20218
Different Patterns of Cortical Brain Alterations in Preschool-Aged Boys with Autism Spectrum Disorder with and without Intellectual Disability

Saturday, May 16, 2015: 11:30 AM-1:30 PM
Imperial Ballroom (Grand America Hotel)
Y. Feng1, H. Ota2,3, S. J. Rogers3, D. G. Amaral3, F. Hoeft4 and C. W. Nordahl3, (1)University of California Davis Medical Center, Health Informatics Program, Sacramento, CA, (2)Psychiatry, Showa University School of Medicine, Tokyo, Japan, (3)MIND Institute and Department of Psychiatry and Behavioral Sciences, University of California Davis Medical Center, Sacramento, CA, (4)Psychiatry, University of California at San Francisco, San Francisco, CA
Background:  Autism spectrum disorder (ASD) is a heterogeneous condition, with varying behavioral presentations and comorbidities. Multiple etiologies and neural phenotypes likely exist. An estimated 30% of children diagnosed with ASD have comorbid intellectual disability (ID). Little is known, however, about how the neuroanatomical profiles differ between children with ASD with and without comorbid ID.

Objectives:  We utilized multivariate pattern analyses to compare regional cortical gray matter measurements in preschool-aged boys divided into three groups: (1) ASD and comorbid ID (ASD+ID), (2) ASD without ID (ASD), and (3) age-matched typical developing (TD) controls.

Methods:  Structural MRIs were acquired in 105 boys (28 ASD, 27 ASD+ID, 50 TD) with a mean age of 36.2 months. Cortical gray matter was parcellated into 34 gyral regions per hemisphere using Freesurfer (v5.1.0). Measurements included surface area, cortical thickness, and volume for each cortical region. Cognitive testing was carried out at two time points, one at study entry and again two years later (mean 65.9 months) using the Mullen Scales of Early Development. Development Quotient (DQ) scores were calculated at both time points, and a cutoff of 70 was used to determine ASD+ID and ASD groups. Only participants with stable DQ scores across both time points were included in this study. We utilized cross-validated linear support vector machine (SVM) analyses, controlling for total cerebral volume, to classify ASD+ID vs TD, ASD vs TD, and ASD+ID vs ASD. Left and right hemispheres were analyzed separately. Preprocessing included normalization across features. Recursive feature elimination was utilized to identify features with the greatest contribution to classifications.
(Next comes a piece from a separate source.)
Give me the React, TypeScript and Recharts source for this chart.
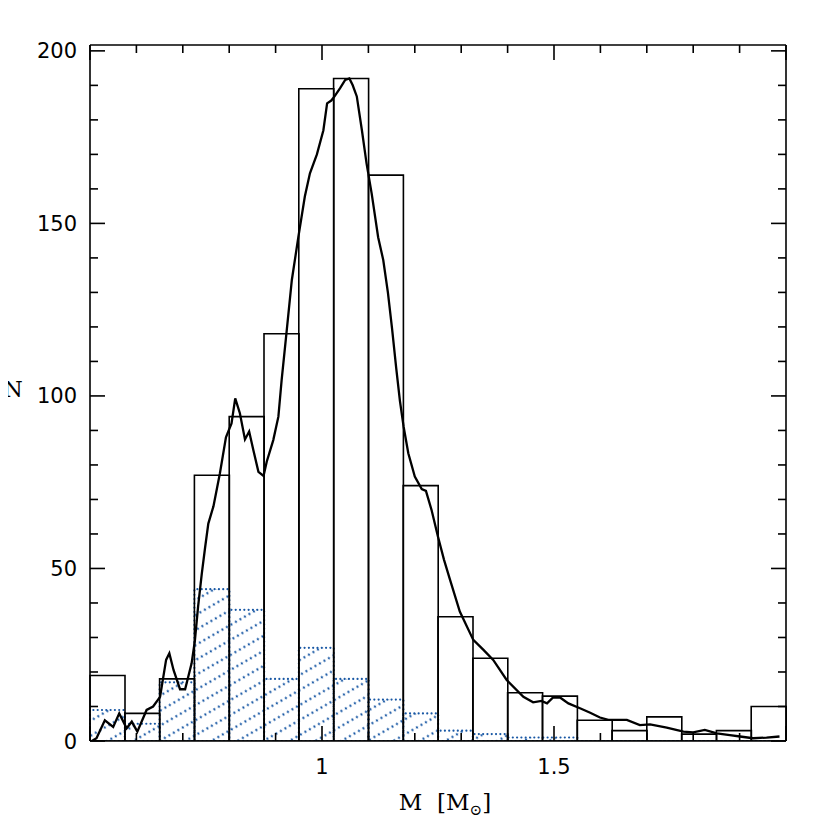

Result includes: (1) performance (accuracy, sensitivity, specificity) (2) weights of regions that contribute to each classification, and (3) comparison of features across three classification groupings.

Results:  Classification accuracies were significant for all three comparisons. Left cortical volumes had the best discriminability for both ASD groups relative to TD, and there was significant overlap in the pattern of brain regions, particularly in the frontal and temporal lobes (e.g. temporal pole, medial orbitofrontal cortex, frontal pole, pars triangularis, caudal middle frontal gyrus, and pars orbitalis). There were, however, an additional 15 regions identified in the ASD+ID vs TD comparison diffusely distributed the entire brain. In contrast, there was only one region (entorhinal cortex) that was unique to the ASD vs TD comparison. Classification performance for discriminating between the two ASD subgroups (ASD+ID vs ASD) was also high. While cortical thickness did not achieve high accuracy in discriminating both ASD groups from TD, right cortical thickness had the highest discriminability for ASD +ID vs. ASD.

Conclusions:  Children with ASD with and without comorbid ID have overlapping, but different neural phenotypes. Children with ASD+ID have a more diffuse pattern of alterations relative to TD controls. A better characterization of unique patterns of brain alterations in different subgroups of children with ASD may lead to more specific, targeted intervention strategies.